Turkey, for example, occupies Northern Cyprus and the presence of Turkish settlers is “an undisputed fact”. Russia has occupied and annexed parts of both Georgia and Ukraine; and a significant number of settlers have moved to Crimea, attracted in part by Russian economic incentives. China is not only considered to occupy Tibet, it has recently taken democracy away from Hong Kong and is accused of committing a genocide against Uyghur Muslims.

Furthermore, countries like Saudi Arabia, Cuba, Pakistan, Venezuela, and Zimbabwe, which have appalling human rights records yet are hardly, if ever, condemned by the United Nations. Over the past 5 years, the United Nations has passed 112 resolutions that single out Israel and only 42 that mention any other country, including 7 against the United States of America. And the language used in the 112 resolutions allows no praise for Israel, unlike the others. Israel is also the only country to have a standing item at the Human Rights Council that singles it out.

The reason for this is that the majority of countries at the United Nations are non-democratic and anti-Israel. The resolutions that target the Jewish state are put forward by despots, led by a 57-nation block known as the Organisation of Islamic Cooperation which includes 9 of the 31 member countries that don’t recognise Israel.

It would seem illegitimate for the New Zealand Super Fund to consider those despotic, non-democratic nations as part of the “world community” with which to uphold New Zealand’s reputation as demanded by the words of the Super Fund’s constituting Act. Yet that is precisely what Ms Savage has allowed to happen by relying on biased United Nations and NGO reports. Particularly when Security Council Resolution 2334, that was featured in the advice to her board, has been recognised as deeply flawed: the New Zealand National government admitted they “got it wrong” by supporting the resolution.

Furthermore, the document NZCF bases their decision on misrepresents international law. For example, it claims “[UNSC 2334] is considered binding on Israel”. However, the resolution was not explicitly adopted in exercise of the Security Council’s ‘Chapter VII’ powers, therefore all of its operative provisions are legally non-binding.

Moreover, as at 30 June 2020, the NZ Super Fund was invested in $631,539,093 worth of Chinese companies (including $441,585,508 in banks), $38,789,277 in Saudi Arabian corporates (including $18,282,649 in banks), $6,871,821 in Turkish companies (including $2,209,347 in banks), and $17,029,339 (of which banks comprised $8,883,810) in Russian companies.

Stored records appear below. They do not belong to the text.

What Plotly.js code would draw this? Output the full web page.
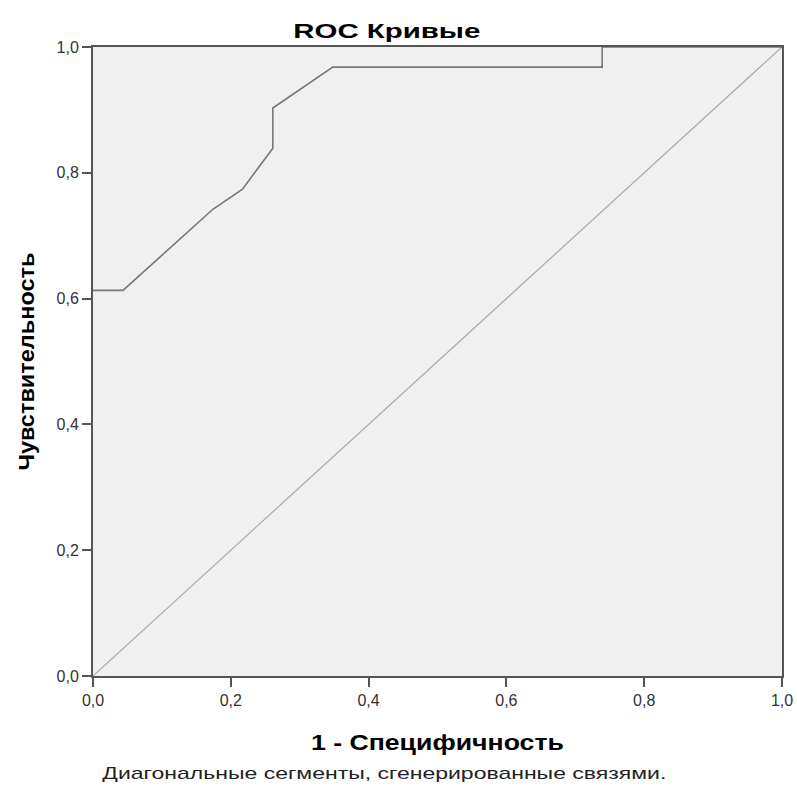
<!DOCTYPE html>
<html>
<head>
<meta charset="utf-8">
<script src="https://cdn.plot.ly/plotly-3.0.1.min.js"></script>
<style>html,body{margin:0;padding:0;background:#fff;}</style>
</head>
<body>
<div id="chart" style="width:797px;height:800px;"></div>
<script>
// ROC curve points (1 - specificity, sensitivity)
const rocX = [0.0, 0.0435, 0.174, 0.217, 0.261, 0.261, 0.348, 0.739, 0.739, 1.0];
const rocY = [0.613, 0.613, 0.742, 0.774, 0.839, 0.903, 0.968, 0.968, 1.0, 1.0];
const refX = [0, 1];
const refY = [0, 1];
const tickVals = [0, 0.2, 0.4, 0.6, 0.8, 1.0];

const titleText = 'ROC Кривые';
const xTitleText = '1 - Специфичность';
const yTitleText = 'Чувствительность';
const noteText = 'Диагональные сегменты, сгенерированные связями.';

const traces = [
  {x: refX, y: refY, mode: 'lines', line: {color: '#aaaaaa', width: 1.2}, hoverinfo: 'skip', showlegend: false},
  {x: rocX, y: rocY, mode: 'lines', line: {color: '#777777', width: 1.6}, showlegend: false}
];

const font = 'Liberation Sans, Arial, sans-serif';
const layout = {
  width: 797, height: 800,
  margin: {l: 93, r: 15, t: 47, b: 124},
  paper_bgcolor: '#ffffff',
  plot_bgcolor: '#f0f0f0',
  separators: ', ',
  font: {family: font, size: 13, color: '#222'},
  xaxis: {
    range: [0, 1], tickvals: tickVals, tickformat: '.1f',
    showgrid: false, zeroline: false,
    showline: true, linecolor: '#555', linewidth: 2, mirror: true,
    ticks: 'outside', ticklen: 9, tickwidth: 2, tickcolor: '#555',
    tickfont: {family: font, size: 16, color: '#333'}
  },
  yaxis: {
    range: [0, 1], tickvals: tickVals, tickformat: '.1f',
    showgrid: false, zeroline: false,
    showline: true, linecolor: '#555', linewidth: 2, mirror: true,
    ticks: 'outside', ticklen: 9, tickwidth: 2, tickcolor: '#555',
    tickfont: {family: font, size: 16, color: '#333'}
  },
  annotations: [
    {text: '<b>' + titleText + '</b>', xref: 'paper', yref: 'paper', x: 0.4267, y: 1.027,
     xanchor: 'center', yanchor: 'middle', showarrow: false, font: {family: font, size: 21, color: '#000'}},
    {text: '<b>' + xTitleText + '</b>', xref: 'paper', yref: 'paper', x: 0.5007, y: -0.105,
     xanchor: 'center', yanchor: 'middle', showarrow: false, font: {family: font, size: 22, color: '#000'}},
    {text: '<b>' + yTitleText + '</b>', xref: 'paper', yref: 'paper', x: -0.097, y: 0.5, textangle: -90,
     xanchor: 'center', yanchor: 'middle', showarrow: false, font: {family: font, size: 22, color: '#000'}},
    {text: noteText, xref: 'paper', yref: 'paper', x: 0.4238, y: -0.155,
     xanchor: 'center', yanchor: 'middle', showarrow: false, font: {family: font, size: 17, color: '#222'}}
  ]
};

const lengths = [187, 253, 218, 564];
Plotly.newPlot('chart', traces, layout, {displayModeBar: false, staticPlot: true}).then(function () {
  const texts = document.querySelectorAll('.annotation-text');
  texts.forEach(function (t, i) {
    if (lengths[i]) {
      t.setAttribute('textLength', lengths[i]);
      t.setAttribute('lengthAdjust', 'spacingAndGlyphs');
    }
  });
});
</script>
</body>
</html>
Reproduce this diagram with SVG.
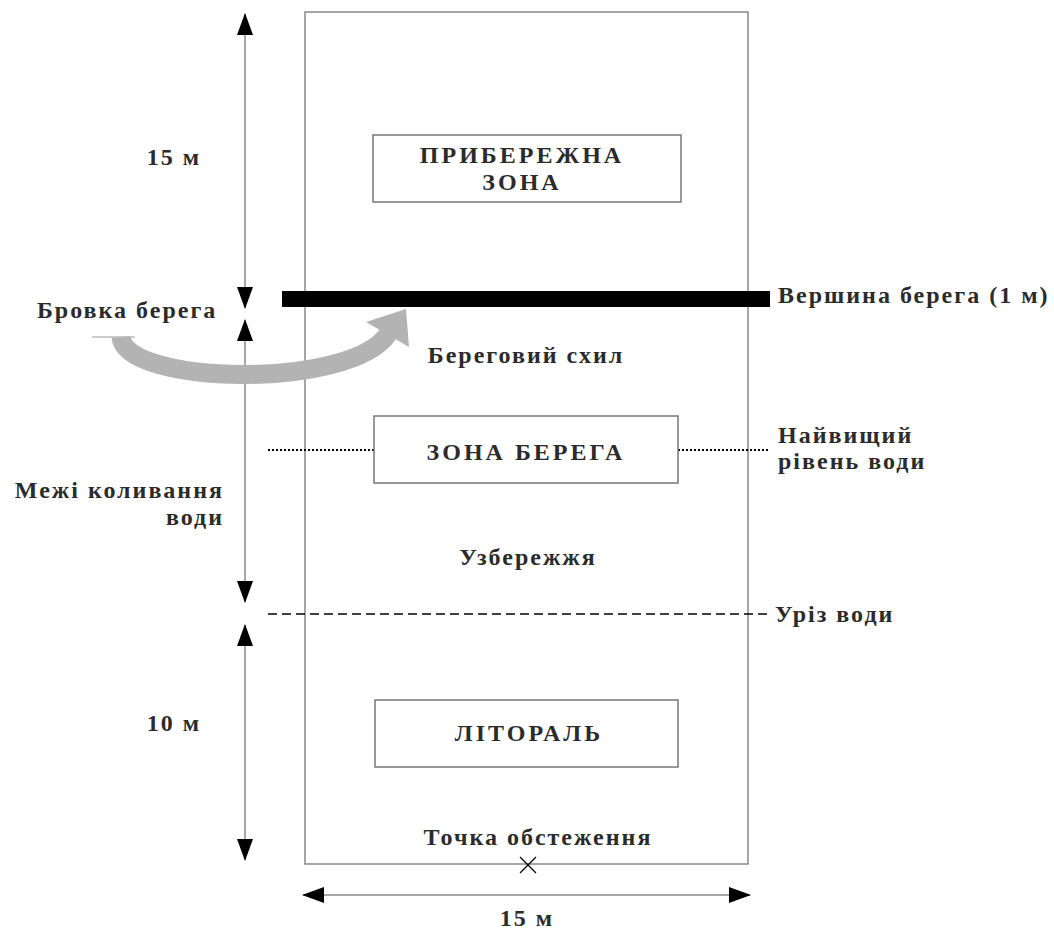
<svg xmlns="http://www.w3.org/2000/svg" width="1054" height="931" viewBox="0 0 1054 931">
<style>
text{font-family:"Liberation Serif","Times New Roman",serif;font-weight:bold;font-size:24px;letter-spacing:2px;fill:#2b2b2b}
.caps{letter-spacing:3px}
.box{fill:#fff;stroke:#777;stroke-width:1.5}
.frame{fill:none;stroke:#888;stroke-width:1.5}
.dim{stroke:#888;stroke-width:1.5;fill:none}
.mid{text-anchor:middle}
.end{text-anchor:end}
</style>
<defs>
<marker id="ah" viewBox="0 0 22 16" refX="21" refY="8" markerWidth="22" markerHeight="16" markerUnits="userSpaceOnUse" orient="auto-start-reverse">
<path d="M0,0 L22,8 L0,16 Z" fill="#000"/>
</marker>
</defs>
<rect id="frame" class="frame" x="305" y="12" width="443" height="852"/>
<g id="connectors">
<line class="dim" x1="245" y1="14" x2="245" y2="308" marker-start="url(#ah)" marker-end="url(#ah)"/>
<line class="dim" x1="245" y1="320" x2="245" y2="602" marker-start="url(#ah)" marker-end="url(#ah)"/>
<line class="dim" x1="245" y1="625" x2="245" y2="860" marker-start="url(#ah)" marker-end="url(#ah)"/>
<line class="dim" x1="303" y1="895" x2="750" y2="895" marker-start="url(#ah)" marker-end="url(#ah)"/>
<line x1="268" y1="450" x2="374" y2="450" stroke="#000" stroke-width="2" stroke-dasharray="2,2"/>
<line x1="678" y1="450" x2="770" y2="450" stroke="#000" stroke-width="2" stroke-dasharray="2,2"/>
<line x1="268" y1="614" x2="768" y2="614" stroke="#000" stroke-width="1.5" stroke-dasharray="9,5"/>
<rect x="282" y="291" width="488" height="16" fill="#000"/>
<line x1="92" y1="337" x2="135" y2="337" stroke="#bbb" stroke-width="1.5"/>
<path d="M121,337 C125,385 350,390 388,334" fill="none" stroke="#b3b3b3" stroke-width="19"/>
<path d="M366,322 L406,309 L409,347 Z" fill="#b3b3b3"/>
<path d="M520,857 L536,873 M536,857 L520,873" stroke="#000" stroke-width="1.2"/>
</g>
<g id="node-pryberezhna">
<rect class="box" x="373" y="135" width="308" height="67"/>
<text class="mid caps" x="522" y="163">ПРИБЕРЕЖНА</text>
<text class="mid caps" x="522" y="190">ЗОНА</text>
</g>
<g id="node-zona-berega">
<rect class="box" x="374" y="416" width="304" height="67"/>
<text class="mid caps" x="526" y="460">ЗОНА БЕРЕГА</text>
</g>
<g id="node-litoral">
<rect class="box" x="375" y="700" width="303" height="67"/>
<text class="mid caps" x="529" y="741">ЛІТОРАЛЬ</text>
</g>
<g id="labels">
<text class="mid" x="174" y="165">15 м</text>
<text x="37" y="318">Бровка берега</text>
<text x="778" y="303">Вершина берега (1 м)</text>
<text class="mid" x="526" y="363">Береговий схил</text>
<text x="778" y="443">Найвищий</text>
<text x="778" y="469">рівень води</text>
<text class="end" x="224" y="498">Межі коливання</text>
<text class="end" x="224" y="525">води</text>
<text class="mid" x="528" y="565">Узбережжя</text>
<text x="775" y="622">Уріз води</text>
<text class="mid" x="174" y="731">10 м</text>
<text class="mid" x="538" y="845">Точка обстеження</text>
<text class="mid" x="527" y="926">15 м</text>
</g>
</svg>
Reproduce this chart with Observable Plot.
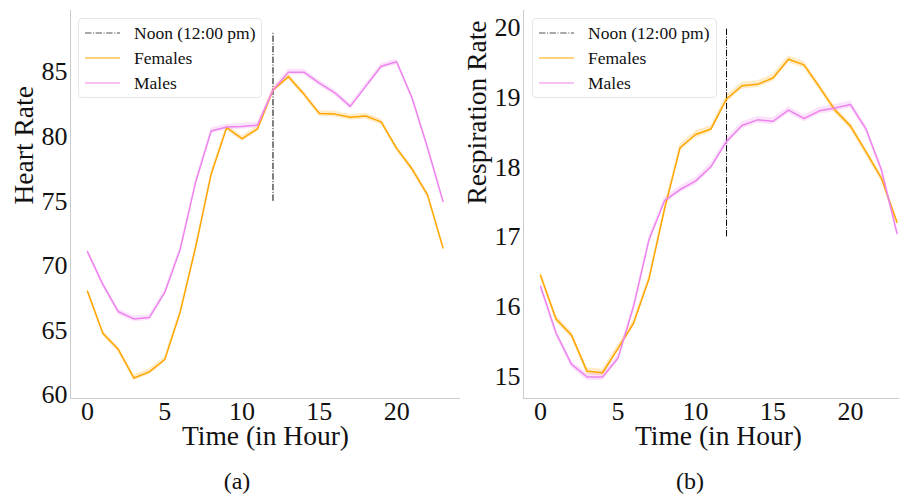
<!DOCTYPE html>
<html>
<head>
<meta charset="utf-8">
<script src="https://cdn.jsdelivr.net/npm/d3@7"></script>
<script src="https://cdn.jsdelivr.net/npm/@observablehq/plot@0.6"></script>
<style>
  html, body { margin: 0; padding: 0; background: #fff; }
  body { width: 899px; height: 494px; position: relative; overflow: hidden; font-family: "Liberation Serif", "Times New Roman", serif; }
  .panel { position: absolute; top: 0; }
  .panel svg text { font-family: "Liberation Serif", "Times New Roman", serif !important; font-variant: normal !important; }
  .caption { position: absolute; font-size: 24px; line-height: 24px; transform: translateX(-50%); color: #111; }
  .legend { position: absolute; border: 1px solid #e6e6e6; border-radius: 4px; background: rgba(255,255,255,0.85); box-sizing: border-box; }
  .legend .row { position: absolute; left: 0; height: 20px; display: flex; align-items: center; }
  .legend .row svg { position: absolute; left: 6px; top: 0; }
  .legend .row span { position: absolute; left: 55px; font-size: 17.5px; white-space: nowrap; line-height: 20px; color: #111; }
</style>
</head>
<body>
<div id="left" class="panel" style="left:0px"></div>
<div id="right" class="panel" style="left:450px"></div>
<div class="caption" style="left:237px; top:469px">(a)</div>
<div class="caption" style="left:690px; top:469px">(b)</div>
<script>
// ---- data ----
const hours = [0,1,2,3,4,5,6,7,8,9,10,11,12,13,14,15,16,17,18,19,20,21,22,23];
const xTicks = [0, 5, 10, 15, 20];
const heartTicks = [60, 65, 70, 75, 80, 85];
const respTicks = [15, 16, 17, 18, 19, 20];
const seriesNames = ["Noon (12:00 pm)", "Females", "Males"];

const heartFemales = [68.04, 64.77, 63.53, 61.33, 61.8, 62.76, 66.44, 71.47, 77.1, 80.7, 79.85, 80.6, 83.6, 84.65, 83.3, 81.8, 81.75, 81.5, 81.6, 81.15, 79.1, 77.5, 75.5, 71.4];
const heartMales   = [71.1, 68.55, 66.45, 65.9, 66.0, 67.95, 71.3, 76.5, 80.45, 80.75, 80.8, 80.9, 83.6, 85.0, 85.0, 84.15, 83.4, 82.35, 83.9, 85.45, 85.8, 83.0, 79.15, 75.0];
const respFemales  = [16.45, 15.82, 15.59, 15.07, 15.05, 15.4, 15.76, 16.4, 17.4, 18.28, 18.47, 18.55, 18.98, 19.17, 19.19, 19.28, 19.55, 19.47, 19.15, 18.82, 18.59, 18.22, 17.84, 17.21];
const respMales    = [16.29, 15.62, 15.17, 14.99, 14.99, 15.26, 16.0, 16.96, 17.52, 17.68, 17.8, 18.01, 18.37, 18.6, 18.68, 18.66, 18.82, 18.7, 18.81, 18.85, 18.9, 18.55, 17.96, 17.05];

const heartCI = 0.22;
const respCI = 0.05;
const noonHour = 12;
const noonHeart = [75, 88];
const noonResp = [17, 20];

const FEMALE = "#ffa500";
const MALE = "#ee82ee";
const DASHDOT = "6.4,1.6,1,1.6";
const FONT = "Liberation Serif";

function panel({females, males, ci, noon, xDomain, yDomain, yTicks, yLabel, width, marginLeft, marginRight, labelShift}) {
  const rows = hours.map((h, i) => ({hour: h, f: females[i], m: males[i]}));
  return Plot.plot({
    width, height: 455,
    marginLeft, marginRight, marginTop: 10, marginBottom: 57,
    style: {fontFamily: FONT, background: "transparent", color: "#111", overflow: "visible"},
    x: {domain: xDomain},
    y: {domain: yDomain},
    marks: [
      Plot.ruleX([xDomain[0]], {stroke: "#cccccc", strokeWidth: 1}),
      Plot.ruleY([yDomain[0]], {stroke: "#cccccc", strokeWidth: 1}),
      Plot.axisX({ticks: xTicks, tickSize: 0, tickPadding: 3, fontSize: 26, fontFamily: FONT, tickFormat: d3.format("d"), label: null}),
      Plot.axisY({ticks: yTicks, tickSize: 0, tickPadding: 3, fontSize: 26, fontFamily: FONT, tickFormat: d3.format("d"), label: null}),
      Plot.ruleX([noonHour], {y1: noon[0], y2: noon[1], stroke: "#000", strokeWidth: 1, strokeDasharray: DASHDOT}),
      Plot.areaY(rows, {x: "hour", y1: d => d.f - ci, y2: d => d.f + ci, fill: FEMALE, fillOpacity: 0.22}),
      Plot.areaY(rows, {x: "hour", y1: d => d.m - ci, y2: d => d.m + ci, fill: MALE, fillOpacity: 0.22}),
      Plot.lineY(rows, {x: "hour", y: "f", stroke: FEMALE, strokeWidth: 1.5}),
      Plot.lineY(rows, {x: "hour", y: "m", stroke: MALE, strokeWidth: 1.5}),
      Plot.text(["Time (in Hour)"], {frameAnchor: "bottom", dy: 46, dx: labelShift, fontSize: 27.5, fontFamily: FONT, fill: "#111"}),
      Plot.text([yLabel], {frameAnchor: "left", rotate: -90, dx: -46, fontSize: 27.5, fontFamily: FONT, fill: "#111"})
    ]
  });
}

document.getElementById("left").append(panel({
  females: heartFemales, males: heartMales, ci: heartCI, noon: noonHeart,
  xDomain: [-1.1, 24.13], yDomain: [59.74, 89.77], yTicks: heartTicks, yLabel: "Heart Rate",
  width: 470, marginLeft: 70, marginRight: 10, labelShift: 0
}));

// right panel: the axes extend past the image edge, so its label sits right of the visible centre
document.getElementById("right").append(panel({
  females: respFemales, males: respMales, ci: respCI, noon: noonResp,
  xDomain: [-1.1, 23.16], yDomain: [14.68, 20.25], yTicks: respTicks, yLabel: "Respiration Rate",
  width: 449, marginLeft: 73, marginRight: 0, labelShift: 7
}));

function legend(left, top, w, h) {
  const el = document.createElement("div");
  el.className = "legend";
  el.style.left = left + "px"; el.style.top = top + "px";
  el.style.width = w + "px"; el.style.height = h + "px";
  const styles = [
    {stroke: "#555", dash: DASHDOT},
    {stroke: FEMALE, dash: null},
    {stroke: MALE, dash: null}
  ];
  seriesNames.forEach((name, i) => {
    const row = document.createElement("div");
    row.className = "row";
    row.style.top = (4 + i * 25) + "px";
    row.innerHTML = `<svg width="36" height="20"><line x1="0" x2="35" y1="10" y2="10" stroke="${styles[i].stroke}" stroke-width="1.2" ${styles[i].dash ? `stroke-dasharray="${styles[i].dash}"` : ""}/></svg><span>${name}</span>`;
    el.append(row);
  });
  document.body.append(el);
}
legend(78, 18, 184, 80);
legend(532, 18, 185, 80);
</script>
</body>
</html>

When it is only the Jewish nation that features on the exclusion list for “poor environmental, social and governance”, one must ask not only what motivation Ms Savage has but what signal NZ is trying to make in respect of foreign policy. Especially when traditional allies like Canada, Australia, United States, and European nations have not divested from Israel. And those are the countries, surely, that Section 61 of the constituting Super Fund Act relates to.

In singling out Israel for divestment, Ms Savage has empowered the despots at the United Nations rather than supported our traditional allies. She is charged with protecting our Kiwi “reputation as a responsible member of the world community” but is in fact damaging it.

Being an outlier in investment strategies and also in the leadership of protecting human rights can most definitely be a best practice but this move by the NZSF is neither of those. A courageous human rights divestment would be a fair one, balanced across a true representation of the world’s bad actors, starting with the worst human rights abusers. This is clearly not that.

Rather than using the United Nations as a de facto standard, New Zealand should recognise the inherent bias in that system and acknowledge a fair standard should be applied instead.

If Ms Savage continues to find it reasonable to adopt the biased resolutions of dictatorships who form an automatic majority at the general assembly and hold revolving chairmanships of the UN Human Rights Council, or NGO reports that are time and again shown to be distorted and politicized; rather than exercising sound judgement and considering expert legal opinion, then New Zealand’s reputation will continue to be damaged.